Improving GROUP BY with CREATE STATISTICS
From https://www.cybertec-postgresql.com/en/improving-group-by-with-create-statistics
Creating Sample Data
Create some sample data:
> CREATE TABLE t_timeseries (
t TIMESTAMPTZ
,val NUMERIC DEFAULT random()
);
CREATE TABLE
> INSERT INTO t_timeseries SELECT *
FROM GENERATE_SERIES('2022-01-01', '2024-12-31', '1 second'::INTERVAL);
INSERT 0 94608001
This will insert 94M rows. Finally you can create optimizer statistics for this data:
> ANALYZE;
ANALYZE
GROUP BY Queries Featuring Expressions
What you want to do now is to count how many entries we can expect per day.
You can use DATE_TRUNC
function which turns a precise timestamp into day,
week, month, etc.
> EXPLAIN ANALYZE
SELECT DATE_TRUNC('day', t), COUNT(*)
FROM t_timeseries
GROUP BY 1;
The problem is that the planner estimates that the GROUP BY will return 94M rows.

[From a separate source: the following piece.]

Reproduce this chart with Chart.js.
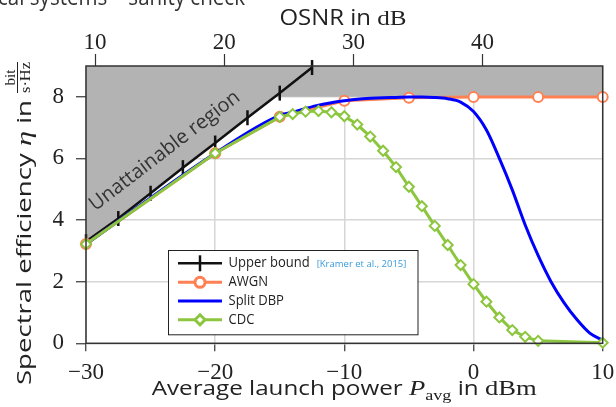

The planner thinks that it’s grouped by second instead of day.
CREATE STATISTICS: Helping the PostgreSQL Optimizer
The reason for the failure is that PostgreSQL does have statistics for the column but it does not have statistics about the expression (= the output of DATE_TRUNC).

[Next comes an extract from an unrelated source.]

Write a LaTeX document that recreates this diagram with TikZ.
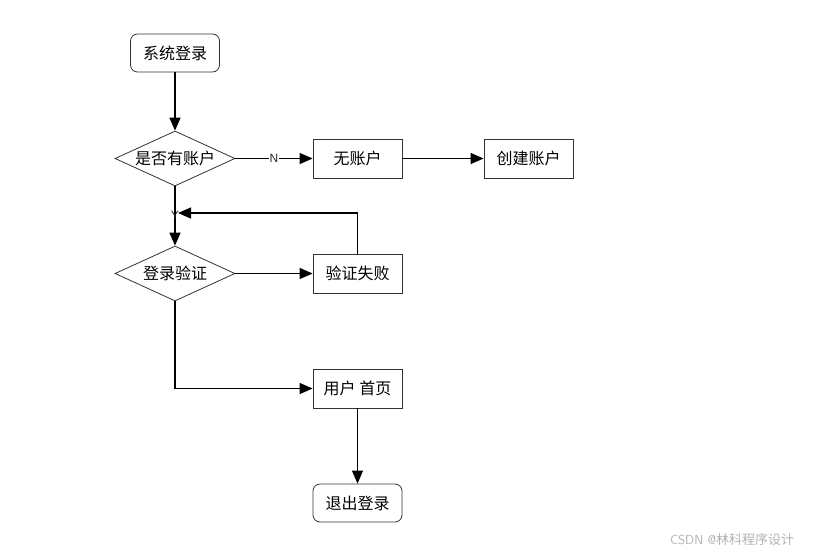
\documentclass[tikz,border=0pt]{standalone}
\usepackage{fontspec}
\setmainfont{Liberation Sans}
\newfontfamily\cjk{Noto Sans CJK SC}
\usetikzlibrary{arrows.meta,shapes.geometric}
\begin{document}
\begin{tikzpicture}[x=1pt,y=-1pt,
  base/.style={draw=black!80,line width=0.8pt,font=\cjk\fontsize{16}{16}\selectfont,inner sep=0pt},
  rbox/.style={base,rounded corners=7pt,minimum width=89pt,minimum height=38pt},
  sbox/.style={base,minimum width=89pt,minimum height=39pt},
  dia/.style={base,diamond,aspect=2.2,minimum width=120pt,minimum height=55pt},
  conn/.style={line width=1.3pt,-{Triangle[length=13pt,width=11pt]}},
  lbl/.style={font=\fontsize{12}{12}\selectfont,text=black!85,fill=white,inner sep=0.5pt}]
\useasboundingbox (0,0) rectangle (817,555);
\node[rbox] (start) at (175,53) {系统登录};
\node[dia] (d1) at (175,158.5) {是否有账户};
\node[sbox] (noacc) at (357.5,158.5) {无账户};
\node[sbox] (create) at (528.5,158.5) {创建账户};
\node[dia] (d2) at (175,273.5) {登录验证};
\node[sbox] (fail) at (357.5,273.5) {验证失败};
\node[sbox] (home) at (357.5,388.5) {用户 首页};
\node[rbox] (logout) at (357.5,503) {退出登录};
\coordinate (ymark) at (178,213);
\coordinate (corner) at (175,388.5);
\draw[conn] (start) -- (d1);
\draw[conn] (d1) -- node[lbl,pos=0.5] {N} (noacc);
\draw[conn] (noacc) -- (create);
\draw[conn] (d1) -- (d2);
\draw[conn] (fail.north) |- (ymark);
\draw[conn] (d2) -- (fail);
\draw[conn] (d2.south) -- (corner) -- (home);
\draw[conn] (home) -- (logout);
\node[lbl,fill=none] (ylab) at (175,215) {Y};
\node[font=\sffamily\fontsize{13}{13}\selectfont,text=black!30] (wm) at (732,540) {CSDN @{\cjk 林科程序设计}};
\end{tikzpicture}
\end{document}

CREATE STATISTICS is a good way to tell the system keep track of additional statistics which can help the planner:
> \h CREATE STATISTICS
This will get you help description of the command. We can tell PostgreSQL to keep track of multi-column related statistics, but also about expressions.
> CREATE STATISTICS mystats
ON (DATE_TRUNC('day', t)
FROM t_timeseries;
CREATE STATISTICS
> ANALYZE;
ANALYZE
The system is will now sample for DATE_TRUNC('day', t)
and maintain this
information just like simple column-related statistics.
> EXPLAIN ANALYZE
SELECT DATE_TRUNC('day', t), COUNT(*)
FROM t_timeseries
GROUP BY 1;
Now PostgreSQL has changed to a parallel query will return 1,096 rows instead which the estimate was 1,095.